**WRITTEN EXERCISE**
Reproduce all of the data exactly, with no line skipped.
--- Start AVAILABLE DATA ---
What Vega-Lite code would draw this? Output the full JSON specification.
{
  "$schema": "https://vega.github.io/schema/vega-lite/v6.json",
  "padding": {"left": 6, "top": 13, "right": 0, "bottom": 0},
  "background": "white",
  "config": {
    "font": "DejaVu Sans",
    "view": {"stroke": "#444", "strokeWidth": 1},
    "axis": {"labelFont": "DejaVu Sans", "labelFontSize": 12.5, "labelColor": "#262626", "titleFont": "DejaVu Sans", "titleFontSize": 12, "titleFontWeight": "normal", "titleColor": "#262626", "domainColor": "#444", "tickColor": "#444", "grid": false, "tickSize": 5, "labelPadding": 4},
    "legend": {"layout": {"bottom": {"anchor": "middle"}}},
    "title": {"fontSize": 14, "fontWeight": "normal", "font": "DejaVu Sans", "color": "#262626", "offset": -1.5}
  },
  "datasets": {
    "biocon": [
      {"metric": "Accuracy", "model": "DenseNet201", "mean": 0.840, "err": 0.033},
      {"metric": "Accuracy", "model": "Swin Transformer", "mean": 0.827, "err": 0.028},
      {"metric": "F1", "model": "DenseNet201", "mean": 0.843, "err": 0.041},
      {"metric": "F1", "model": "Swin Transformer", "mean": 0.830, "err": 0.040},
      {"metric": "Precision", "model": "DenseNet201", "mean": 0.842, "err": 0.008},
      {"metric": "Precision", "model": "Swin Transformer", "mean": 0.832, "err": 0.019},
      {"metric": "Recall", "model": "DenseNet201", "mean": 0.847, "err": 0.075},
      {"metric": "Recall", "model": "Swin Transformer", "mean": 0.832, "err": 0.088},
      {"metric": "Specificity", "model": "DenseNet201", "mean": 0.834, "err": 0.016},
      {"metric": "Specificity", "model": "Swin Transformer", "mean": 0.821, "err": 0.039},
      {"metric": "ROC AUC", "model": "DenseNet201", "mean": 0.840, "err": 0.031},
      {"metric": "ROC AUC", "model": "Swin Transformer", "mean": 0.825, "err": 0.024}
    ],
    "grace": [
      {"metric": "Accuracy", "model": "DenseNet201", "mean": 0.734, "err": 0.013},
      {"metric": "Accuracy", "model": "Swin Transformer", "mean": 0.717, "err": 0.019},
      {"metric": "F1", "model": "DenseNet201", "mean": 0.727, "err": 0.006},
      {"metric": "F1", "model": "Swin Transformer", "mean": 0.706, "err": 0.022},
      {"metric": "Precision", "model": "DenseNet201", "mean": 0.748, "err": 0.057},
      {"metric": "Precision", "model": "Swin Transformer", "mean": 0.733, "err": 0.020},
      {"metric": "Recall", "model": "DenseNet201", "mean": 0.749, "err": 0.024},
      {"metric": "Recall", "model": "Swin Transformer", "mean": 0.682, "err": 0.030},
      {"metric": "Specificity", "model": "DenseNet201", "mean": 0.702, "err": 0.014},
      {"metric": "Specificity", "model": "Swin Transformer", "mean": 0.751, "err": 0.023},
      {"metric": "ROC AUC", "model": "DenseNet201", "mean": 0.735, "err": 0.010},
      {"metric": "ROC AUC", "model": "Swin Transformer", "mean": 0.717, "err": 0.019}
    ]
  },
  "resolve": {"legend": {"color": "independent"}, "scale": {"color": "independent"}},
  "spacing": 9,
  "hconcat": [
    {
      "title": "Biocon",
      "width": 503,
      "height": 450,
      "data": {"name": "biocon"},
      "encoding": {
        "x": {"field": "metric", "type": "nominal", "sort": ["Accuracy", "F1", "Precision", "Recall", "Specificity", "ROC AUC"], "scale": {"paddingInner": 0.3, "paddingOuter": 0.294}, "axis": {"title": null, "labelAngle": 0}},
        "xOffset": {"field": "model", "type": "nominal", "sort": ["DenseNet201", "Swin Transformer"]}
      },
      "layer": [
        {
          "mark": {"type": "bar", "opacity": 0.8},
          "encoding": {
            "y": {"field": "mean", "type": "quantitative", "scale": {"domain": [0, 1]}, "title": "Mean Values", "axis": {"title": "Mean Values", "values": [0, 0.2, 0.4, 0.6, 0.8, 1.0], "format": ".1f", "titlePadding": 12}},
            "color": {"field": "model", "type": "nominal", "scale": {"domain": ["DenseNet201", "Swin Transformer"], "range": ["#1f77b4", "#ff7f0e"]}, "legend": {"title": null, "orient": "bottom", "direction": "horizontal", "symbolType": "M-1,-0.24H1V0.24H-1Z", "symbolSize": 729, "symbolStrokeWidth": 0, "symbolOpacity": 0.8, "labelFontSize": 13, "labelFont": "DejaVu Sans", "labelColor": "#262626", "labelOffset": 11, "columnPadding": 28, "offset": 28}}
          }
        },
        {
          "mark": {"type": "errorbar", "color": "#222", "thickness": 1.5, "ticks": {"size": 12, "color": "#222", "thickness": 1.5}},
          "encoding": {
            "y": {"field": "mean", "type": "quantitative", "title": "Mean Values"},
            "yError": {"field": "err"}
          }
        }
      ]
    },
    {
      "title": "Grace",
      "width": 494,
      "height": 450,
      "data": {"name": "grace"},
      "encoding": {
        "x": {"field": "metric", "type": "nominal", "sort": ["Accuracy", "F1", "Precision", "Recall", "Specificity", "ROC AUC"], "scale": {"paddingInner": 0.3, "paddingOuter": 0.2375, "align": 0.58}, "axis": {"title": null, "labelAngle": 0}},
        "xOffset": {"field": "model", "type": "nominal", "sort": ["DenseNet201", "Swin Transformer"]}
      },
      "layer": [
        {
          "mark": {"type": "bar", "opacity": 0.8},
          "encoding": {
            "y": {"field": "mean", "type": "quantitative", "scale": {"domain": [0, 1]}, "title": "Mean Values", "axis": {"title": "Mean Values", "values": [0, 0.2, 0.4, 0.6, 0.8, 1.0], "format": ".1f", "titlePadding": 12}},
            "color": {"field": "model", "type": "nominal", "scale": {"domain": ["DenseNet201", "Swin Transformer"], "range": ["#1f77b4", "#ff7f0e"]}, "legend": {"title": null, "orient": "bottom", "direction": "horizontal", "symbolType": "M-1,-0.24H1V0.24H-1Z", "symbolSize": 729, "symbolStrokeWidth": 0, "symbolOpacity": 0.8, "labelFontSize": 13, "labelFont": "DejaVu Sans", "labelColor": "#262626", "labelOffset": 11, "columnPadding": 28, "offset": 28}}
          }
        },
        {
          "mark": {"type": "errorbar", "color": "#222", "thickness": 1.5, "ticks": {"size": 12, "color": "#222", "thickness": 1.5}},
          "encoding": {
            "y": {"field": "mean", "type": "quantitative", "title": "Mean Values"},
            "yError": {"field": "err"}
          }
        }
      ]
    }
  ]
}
--- End AVAILABLE DATA ---
**SOLUTION TO THE EXERCISE**
What Vega-Lite code would draw this? Output the full JSON specification.
{
  "$schema": "https://vega.github.io/schema/vega-lite/v6.json",
  "padding": {"left": 6, "top": 13, "right": 0, "bottom": 0},
  "background": "white",
  "config": {
    "font": "DejaVu Sans",
    "view": {"stroke": "#444", "strokeWidth": 1},
    "axis": {"labelFont": "DejaVu Sans", "labelFontSize": 12.5, "labelColor": "#262626", "titleFont": "DejaVu Sans", "titleFontSize": 12, "titleFontWeight": "normal", "titleColor": "#262626", "domainColor": "#444", "tickColor": "#444", "grid": false, "tickSize": 5, "labelPadding": 4},
    "legend": {"layout": {"bottom": {"anchor": "middle"}}},
    "title": {"fontSize": 14, "fontWeight": "normal", "font": "DejaVu Sans", "color": "#262626", "offset": -1.5}
  },
  "datasets": {
    "biocon": [
      {"metric": "Accuracy", "model": "DenseNet201", "mean": 0.840, "err": 0.033},
      {"metric": "Accuracy", "model": "Swin Transformer", "mean": 0.827, "err": 0.028},
      {"metric": "F1", "model": "DenseNet201", "mean": 0.843, "err": 0.041},
      {"metric": "F1", "model": "Swin Transformer", "mean": 0.830, "err": 0.040},
      {"metric": "Precision", "model": "DenseNet201", "mean": 0.842, "err": 0.008},
      {"metric": "Precision", "model": "Swin Transformer", "mean": 0.832, "err": 0.019},
      {"metric": "Recall", "model": "DenseNet201", "mean": 0.847, "err": 0.075},
      {"metric": "Recall", "model": "Swin Transformer", "mean": 0.832, "err": 0.088},
      {"metric": "Specificity", "model": "DenseNet201", "mean": 0.834, "err": 0.016},
      {"metric": "Specificity", "model": "Swin Transformer", "mean": 0.821, "err": 0.039},
      {"metric": "ROC AUC", "model": "DenseNet201", "mean": 0.840, "err": 0.031},
      {"metric": "ROC AUC", "model": "Swin Transformer", "mean": 0.825, "err": 0.024}
    ],
    "grace": [
      {"metric": "Accuracy", "model": "DenseNet201", "mean": 0.734, "err": 0.013},
      {"metric": "Accuracy", "model": "Swin Transformer", "mean": 0.717, "err": 0.019},
      {"metric": "F1", "model": "DenseNet201", "mean": 0.727, "err": 0.006},
      {"metric": "F1", "model": "Swin Transformer", "mean": 0.706, "err": 0.022},
      {"metric": "Precision", "model": "DenseNet201", "mean": 0.748, "err": 0.057},
      {"metric": "Precision", "model": "Swin Transformer", "mean": 0.733, "err": 0.020},
      {"metric": "Recall", "model": "DenseNet201", "mean": 0.749, "err": 0.024},
      {"metric": "Recall", "model": "Swin Transformer", "mean": 0.682, "err": 0.030},
      {"metric": "Specificity", "model": "DenseNet201", "mean": 0.702, "err": 0.014},
      {"metric": "Specificity", "model": "Swin Transformer", "mean": 0.751, "err": 0.023},
      {"metric": "ROC AUC", "model": "DenseNet201", "mean": 0.735, "err": 0.010},
      {"metric": "ROC AUC", "model": "Swin Transformer", "mean": 0.717, "err": 0.019}
    ]
  },
  "resolve": {"legend": {"color": "independent"}, "scale": {"color": "independent"}},
  "spacing": 9,
  "hconcat": [
    {
      "title": "Biocon",
      "width": 503,
      "height": 450,
      "data": {"name": "biocon"},
      "encoding": {
        "x": {"field": "metric", "type": "nominal", "sort": ["Accuracy", "F1", "Precision", "Recall", "Specificity", "ROC AUC"], "scale": {"paddingInner": 0.3, "paddingOuter": 0.294}, "axis": {"title": null, "labelAngle": 0}},
        "xOffset": {"field": "model", "type": "nominal", "sort": ["DenseNet201", "Swin Transformer"]}
      },
      "layer": [
        {
          "mark": {"type": "bar", "opacity": 0.8},
          "encoding": {
            "y": {"field": "mean", "type": "quantitative", "scale": {"domain": [0, 1]}, "title": "Mean Values", "axis": {"title": "Mean Values", "values": [0, 0.2, 0.4, 0.6, 0.8, 1.0], "format": ".1f", "titlePadding": 12}},
            "color": {"field": "model", "type": "nominal", "scale": {"domain": ["DenseNet201", "Swin Transformer"], "range": ["#1f77b4", "#ff7f0e"]}, "legend": {"title": null, "orient": "bottom", "direction": "horizontal", "symbolType": "M-1,-0.24H1V0.24H-1Z", "symbolSize": 729, "symbolStrokeWidth": 0, "symbolOpacity": 0.8, "labelFontSize": 13, "labelFont": "DejaVu Sans", "labelColor": "#262626", "labelOffset": 11, "columnPadding": 28, "offset": 28}}
          }
        },
        {
          "mark": {"type": "errorbar", "color": "#222", "thickness": 1.5, "ticks": {"size": 12, "color": "#222", "thickness": 1.5}},
          "encoding": {
            "y": {"field": "mean", "type": "quantitative", "title": "Mean Values"},
            "yError": {"field": "err"}
          }
        }
      ]
    },
    {
      "title": "Grace",
      "width": 494,
      "height": 450,
      "data": {"name": "grace"},
      "encoding": {
        "x": {"field": "metric", "type": "nominal", "sort": ["Accuracy", "F1", "Precision", "Recall", "Specificity", "ROC AUC"], "scale": {"paddingInner": 0.3, "paddingOuter": 0.2375, "align": 0.58}, "axis": {"title": null, "labelAngle": 0}},
        "xOffset": {"field": "model", "type": "nominal", "sort": ["DenseNet201", "Swin Transformer"]}
      },
      "layer": [
        {
          "mark": {"type": "bar", "opacity": 0.8},
          "encoding": {
            "y": {"field": "mean", "type": "quantitative", "scale": {"domain": [0, 1]}, "title": "Mean Values", "axis": {"title": "Mean Values", "values": [0, 0.2, 0.4, 0.6, 0.8, 1.0], "format": ".1f", "titlePadding": 12}},
            "color": {"field": "model", "type": "nominal", "scale": {"domain": ["DenseNet201", "Swin Transformer"], "range": ["#1f77b4", "#ff7f0e"]}, "legend": {"title": null, "orient": "bottom", "direction": "horizontal", "symbolType": "M-1,-0.24H1V0.24H-1Z", "symbolSize": 729, "symbolStrokeWidth": 0, "symbolOpacity": 0.8, "labelFontSize": 13, "labelFont": "DejaVu Sans", "labelColor": "#262626", "labelOffset": 11, "columnPadding": 28, "offset": 28}}
          }
        },
        {
          "mark": {"type": "errorbar", "color": "#222", "thickness": 1.5, "ticks": {"size": 12, "color": "#222", "thickness": 1.5}},
          "encoding": {
            "y": {"field": "mean", "type": "quantitative", "title": "Mean Values"},
            "yError": {"field": "err"}
          }
        }
      ]
    }
  ]
}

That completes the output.